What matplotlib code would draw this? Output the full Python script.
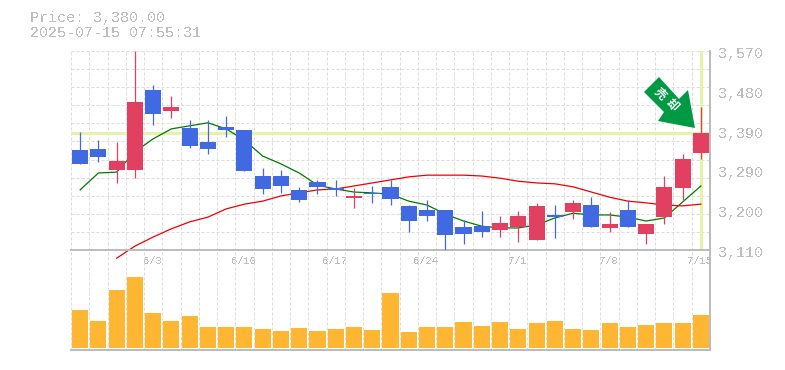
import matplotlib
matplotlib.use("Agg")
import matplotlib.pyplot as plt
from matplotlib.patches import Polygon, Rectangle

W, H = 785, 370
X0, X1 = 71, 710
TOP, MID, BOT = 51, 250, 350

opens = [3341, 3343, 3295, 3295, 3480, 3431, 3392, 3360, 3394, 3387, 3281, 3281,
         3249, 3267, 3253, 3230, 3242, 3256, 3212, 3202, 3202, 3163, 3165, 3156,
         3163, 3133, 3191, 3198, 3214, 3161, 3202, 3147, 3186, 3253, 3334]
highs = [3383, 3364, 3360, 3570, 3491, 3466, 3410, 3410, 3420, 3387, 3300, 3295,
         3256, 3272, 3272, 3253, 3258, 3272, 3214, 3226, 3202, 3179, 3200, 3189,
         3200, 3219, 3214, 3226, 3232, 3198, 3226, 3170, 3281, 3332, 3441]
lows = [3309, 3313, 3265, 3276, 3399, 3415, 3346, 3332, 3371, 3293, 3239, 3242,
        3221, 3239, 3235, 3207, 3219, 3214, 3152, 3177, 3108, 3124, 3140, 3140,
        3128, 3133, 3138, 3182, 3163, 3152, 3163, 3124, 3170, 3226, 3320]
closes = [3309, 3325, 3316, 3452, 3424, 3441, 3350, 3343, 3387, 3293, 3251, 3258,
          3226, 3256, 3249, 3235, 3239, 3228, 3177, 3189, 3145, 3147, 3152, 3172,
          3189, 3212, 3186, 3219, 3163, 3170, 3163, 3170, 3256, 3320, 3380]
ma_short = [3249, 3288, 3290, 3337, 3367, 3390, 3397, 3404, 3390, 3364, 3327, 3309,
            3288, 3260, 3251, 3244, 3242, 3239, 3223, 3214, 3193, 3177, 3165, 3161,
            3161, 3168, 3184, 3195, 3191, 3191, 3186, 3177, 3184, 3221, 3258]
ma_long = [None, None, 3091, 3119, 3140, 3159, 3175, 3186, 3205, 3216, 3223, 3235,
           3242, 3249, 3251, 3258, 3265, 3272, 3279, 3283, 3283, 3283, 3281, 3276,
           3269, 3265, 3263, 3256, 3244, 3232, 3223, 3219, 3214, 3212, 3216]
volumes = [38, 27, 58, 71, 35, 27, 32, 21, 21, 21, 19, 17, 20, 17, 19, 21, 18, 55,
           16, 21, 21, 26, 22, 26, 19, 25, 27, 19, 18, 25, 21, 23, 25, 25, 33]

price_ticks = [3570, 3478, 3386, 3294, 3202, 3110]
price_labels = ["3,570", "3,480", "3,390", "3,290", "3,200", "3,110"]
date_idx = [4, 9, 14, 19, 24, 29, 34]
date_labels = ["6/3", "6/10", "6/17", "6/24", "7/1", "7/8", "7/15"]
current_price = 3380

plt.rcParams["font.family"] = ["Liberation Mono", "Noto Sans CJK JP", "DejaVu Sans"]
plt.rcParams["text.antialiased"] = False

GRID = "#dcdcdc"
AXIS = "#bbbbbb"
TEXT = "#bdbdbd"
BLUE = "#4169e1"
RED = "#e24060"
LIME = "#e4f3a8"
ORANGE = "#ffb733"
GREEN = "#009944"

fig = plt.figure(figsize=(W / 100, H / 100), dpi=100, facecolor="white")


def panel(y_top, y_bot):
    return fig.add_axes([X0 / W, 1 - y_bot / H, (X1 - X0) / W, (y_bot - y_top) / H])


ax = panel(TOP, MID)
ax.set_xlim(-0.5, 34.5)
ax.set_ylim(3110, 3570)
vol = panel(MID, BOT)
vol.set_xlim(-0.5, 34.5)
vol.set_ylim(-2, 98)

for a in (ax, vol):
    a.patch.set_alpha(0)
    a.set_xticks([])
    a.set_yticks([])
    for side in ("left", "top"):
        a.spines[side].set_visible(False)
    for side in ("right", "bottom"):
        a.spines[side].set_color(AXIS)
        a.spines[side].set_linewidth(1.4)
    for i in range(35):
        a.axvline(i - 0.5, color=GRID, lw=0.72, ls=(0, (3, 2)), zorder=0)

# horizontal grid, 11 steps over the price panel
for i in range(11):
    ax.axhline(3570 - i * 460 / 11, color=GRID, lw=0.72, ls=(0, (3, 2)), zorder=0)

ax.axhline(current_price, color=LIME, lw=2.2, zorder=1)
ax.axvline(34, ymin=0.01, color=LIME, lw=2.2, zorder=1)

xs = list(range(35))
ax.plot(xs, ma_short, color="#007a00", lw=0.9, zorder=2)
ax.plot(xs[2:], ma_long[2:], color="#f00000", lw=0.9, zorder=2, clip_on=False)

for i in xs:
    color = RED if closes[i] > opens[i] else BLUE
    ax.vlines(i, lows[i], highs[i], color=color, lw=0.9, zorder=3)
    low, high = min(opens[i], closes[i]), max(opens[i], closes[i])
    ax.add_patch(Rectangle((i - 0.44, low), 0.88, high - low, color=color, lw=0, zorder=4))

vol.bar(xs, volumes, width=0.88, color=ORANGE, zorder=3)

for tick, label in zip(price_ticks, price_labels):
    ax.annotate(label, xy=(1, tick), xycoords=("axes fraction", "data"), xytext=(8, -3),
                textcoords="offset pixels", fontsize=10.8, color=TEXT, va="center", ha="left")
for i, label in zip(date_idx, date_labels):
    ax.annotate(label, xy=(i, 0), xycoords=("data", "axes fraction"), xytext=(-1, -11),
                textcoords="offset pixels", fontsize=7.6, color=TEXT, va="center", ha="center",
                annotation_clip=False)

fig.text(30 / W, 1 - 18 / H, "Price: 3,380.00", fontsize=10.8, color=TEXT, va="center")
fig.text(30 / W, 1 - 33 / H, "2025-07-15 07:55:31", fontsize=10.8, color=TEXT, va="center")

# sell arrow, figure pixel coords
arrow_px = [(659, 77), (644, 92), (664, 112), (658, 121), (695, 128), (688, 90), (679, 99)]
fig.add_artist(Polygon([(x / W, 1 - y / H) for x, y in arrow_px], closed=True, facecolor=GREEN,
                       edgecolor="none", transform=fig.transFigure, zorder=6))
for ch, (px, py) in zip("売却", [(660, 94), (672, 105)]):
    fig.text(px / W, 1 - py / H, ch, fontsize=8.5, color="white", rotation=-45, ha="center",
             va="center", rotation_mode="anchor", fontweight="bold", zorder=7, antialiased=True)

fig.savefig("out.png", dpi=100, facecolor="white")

---*---

# The problem:
From the first line above to the line containing "TOP, MID, BOT = 51, 250, 350", repeat each line exactly. Pictures stay out.

# Output below:
What matplotlib code would draw this? Output the full Python script.
import matplotlib
matplotlib.use("Agg")
import matplotlib.pyplot as plt
from matplotlib.patches import Polygon, Rectangle

W, H = 785, 370
X0, X1 = 71, 710
TOP, MID, BOT = 51, 250, 350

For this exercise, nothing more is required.